March 7, 2008

Câncer não é sentença de morte





Conversando com outros sobreviventes de câncer ouço histórias absurdas, cheias de preconceito e ignorância. Gente que acha, em pleno século XXI, que alguns tipos de câncer podem ser contagiosos!!! Sempre respondo que câncer não é nem contagioso nem incurável, mas ignorância pode ser as duas coisas.

Mas coisinhas assim não se restringem só aos mais ignorantes e toscos ou mesmo aos sádicos e maldosos. Às vezes os bem intencionados também dão seus escorregões. Quer ver só?
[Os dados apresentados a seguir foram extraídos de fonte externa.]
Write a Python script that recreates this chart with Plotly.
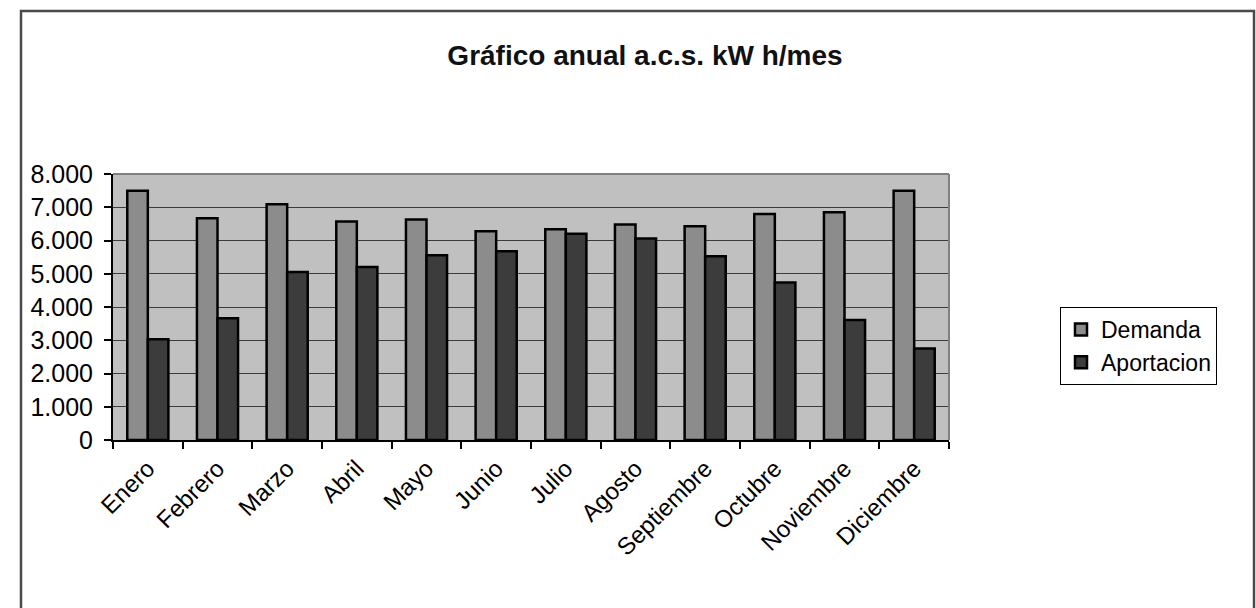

Ontem, durante minha reunião na American Cancer Society, discuti o meu novo trabalho lá. Entre as minhas funções está a tarefa de tornar as reuniões com os membros mais dinâmicas e interativas.

Para me ajudar, elas me ofereceram uma cartilha com vários destes joguinhos que devem servir como ice-breakers. Um era um bingo com questões relativas ao câncer e o que tem sido feito para o combate da doença, outra era um jogo de perguntas e respostas e o terceiro da lista era um jogo de celebridades. Numa coluna você tinha a tal celebridade, na outra a causa mortis!!!!! Acertou quem disse que todos tinham morrido de câncer, desde Errol Flynn até John Wayne e se as previsões diabólicas se realizarem em breve o coitado do Patrick Swayze. (Claro que ninguém tinha morrido de câncer no fígado, pois ele é bem raro. Não sei se fiquei triste ou satisfeita.)

Quando me explicaram o tal "joguinho" não escondi meu descontentamento. "Peraí, por que temos que falar na celebridades mortas? Para que falar de morte? Por que não colocamos as celebridades vivas que venceram a doença. Gente tipo Lance Armstrong, Sheryl Crow, Eddie Falco, Rudolph Giuliani, Colin Powell, Olivia Newton-John, Kylie Monogue e, se Deus quiser, Patrick Swayze." Isso só citando os conhecidos por aqui. Se fosse aí no Brasil, acrescentaria Ana Maria Braga, Patricia Pillar, Herson Capri e outros cujos nomes agora me escapam à memória.

Já falei para elas que vou usar o tal joguinho como inspiração, mas o meu vai ter um toque bem mais otimista. Sei que é importante honrar as pessoas cujas vidas foram ceifadas por esta doença covarde. Elas devem ser lembradas sempre, pela coragem, pela luta e pela história de vida que nos deixaram. Mas é muito importante para os sobreviventes de câncer que o foco seja a vida, que eles saibam que podem sobreviver, como muitos de nós, que tentamos ao máximo levar uma vida normal. Óbvio que as lembranças e muitas vezes os traumas nos acompanham para sempre, mas nosso objetivo é sempre seguir em frente e encarar a vida de modo positivo, afinal nós, mais do que muita gente, sabemos que ela é uma dádiva.

Talvez a minha missão seja esta: mostrar aos outros que viver e ser feliz depois de uma experiência tão dolorosa é possível. Talvez meu dever seja lutar contra o preconceito e contra a ignorância e mostrar tanto aos pacientes quanto aos familiares e amigos e até mesmo os curiosos que o câncer não é seletivo e não tem cara. Ou talvez tenha muitas caras: a minha e a de milhares de pessoas espalhadas mundo a fora que decidiram que apesar dos obstáculos vão lutar e vão viver felizes por muito tempo.